Oh, memories!
I don’t know if I can describe how much my girlfriends and I loved Crazy/Beautiful when it first came out in 2001. We saw it in the theaters, we rewatched it when it came on cable, and after I bought it on DVD, we watched it at my house. We loved the movie because we all dreamed of having a sensitive, hot boyfriend like Carlos Nunez (played by Jay Hernandez), who would love us no matter how obnoxious or bratty we may have been. Even if we sometimes got annoyed with her, we still all related to out-of-control Nicole (Kirsten Dunst), who everyone in the world had given up on but who ultimately just wanted her father to pay as much attention to her as he did to his new wife and his new baby. We liked the film because we wanted to be both crazy and beautiful.
And, of course, there was all the sex, all of it filmed in beautiful soft-focus with the camera always suggesting that it was showing more than it actually was. Crazy/Beautiful was one of those films that made you feel grown up while still being very careful not to lose its PG-13 rating.
Yes, back in the day, I loved Crazy/Beautiful.
And you know what?
It may just be the nostalgia talking but I still love it. I recently rewatched Crazy/Beautiful and, despite the fact that I was now watching as a “critic” as opposed to a 15 year-old with issues, I quickly fell under the film’s spell. There’s just something about Crazy/Beautiful that I simply cannot resist.
It’s a beautiful film. Director John Stockwell has made a career out of making movies about pretty people hanging out on pretty beaches and Crazy/Beautiful has a lot of both. When Carlos, a responsible high school senior who lives in East Los Angeles and who is hoping to attend the U.S. Navy Academy, first meets Nicole, she’s doing community service by picking up trash on the beach. What Carlos doesn’t find out until later is that Nicole is the daughter of U.S. Rep. Tom Oakley (played, somewhat inevitably, by Bruce Davison). Nicole is haunted by her mother’s death and feels that her well-meaning but ineffectual father has abandoned her. At first, her relationship with Carlos seems to be yet another part of her rebellion but soon, both she and Carlos are madly in love.

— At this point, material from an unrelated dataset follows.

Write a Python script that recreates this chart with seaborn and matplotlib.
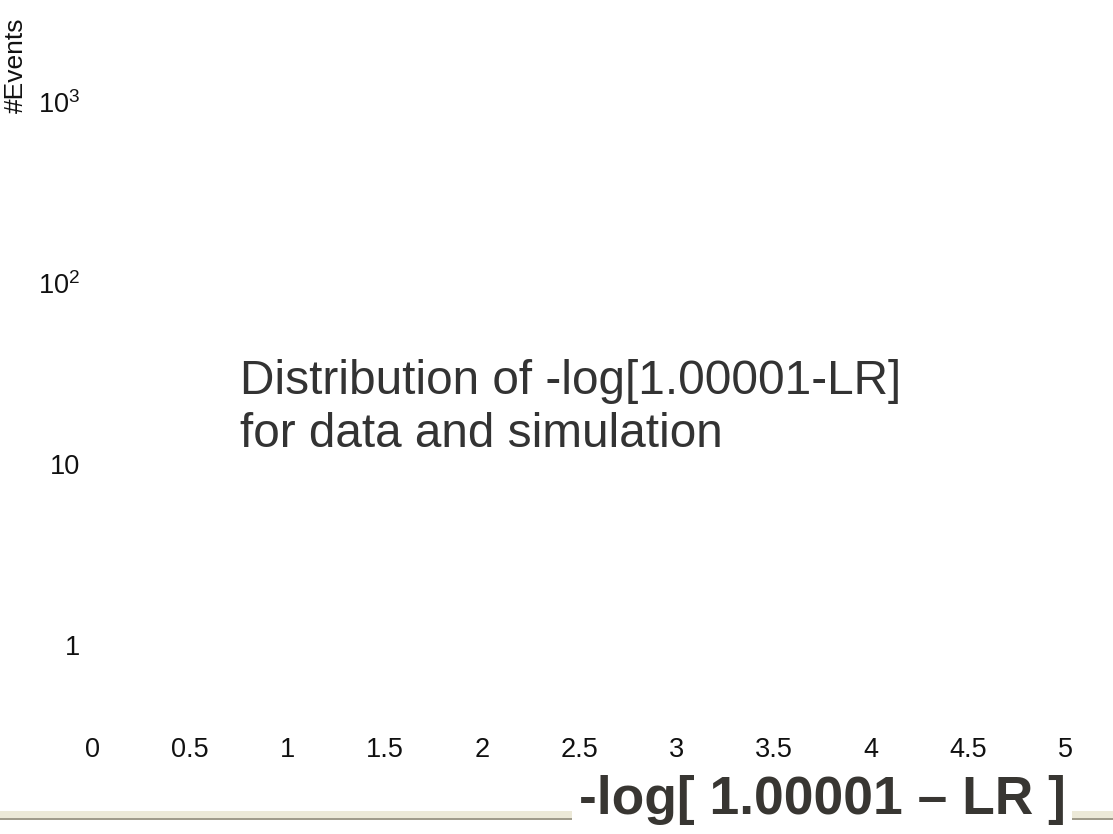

Can Carlos save Nicole from herself? Can Nicole love Carlos without leading him down the path of self-destruction? Will Nicole and her father ever reconnect? Will … oh, who cares? You already know the answers. Crazy/Beautiful is less about the story and more about how the story is told. Stockwell keeps the story moving along and fills the screen with colorful and romantic images that make Crazy/Beautiful into the perfect teenage daydream. He also makes perfect use of the undeniable chemistry between Jay Hernandez and Kirsten Dunst. Both of the stars give such good performances that you really do come to care about the characters that they are playing and hope that things work out for them. Kirsten Dunst, in particular, gives a brave performance and doesn’t shy away from playing up Nicole’s abrasiveness. It takes courage to play a character who can be unlikable. It takes talent to make that unlikable character sympathetic and, fortunately, Kirsten Dunst shows a lot of both in Crazy/Beautiful.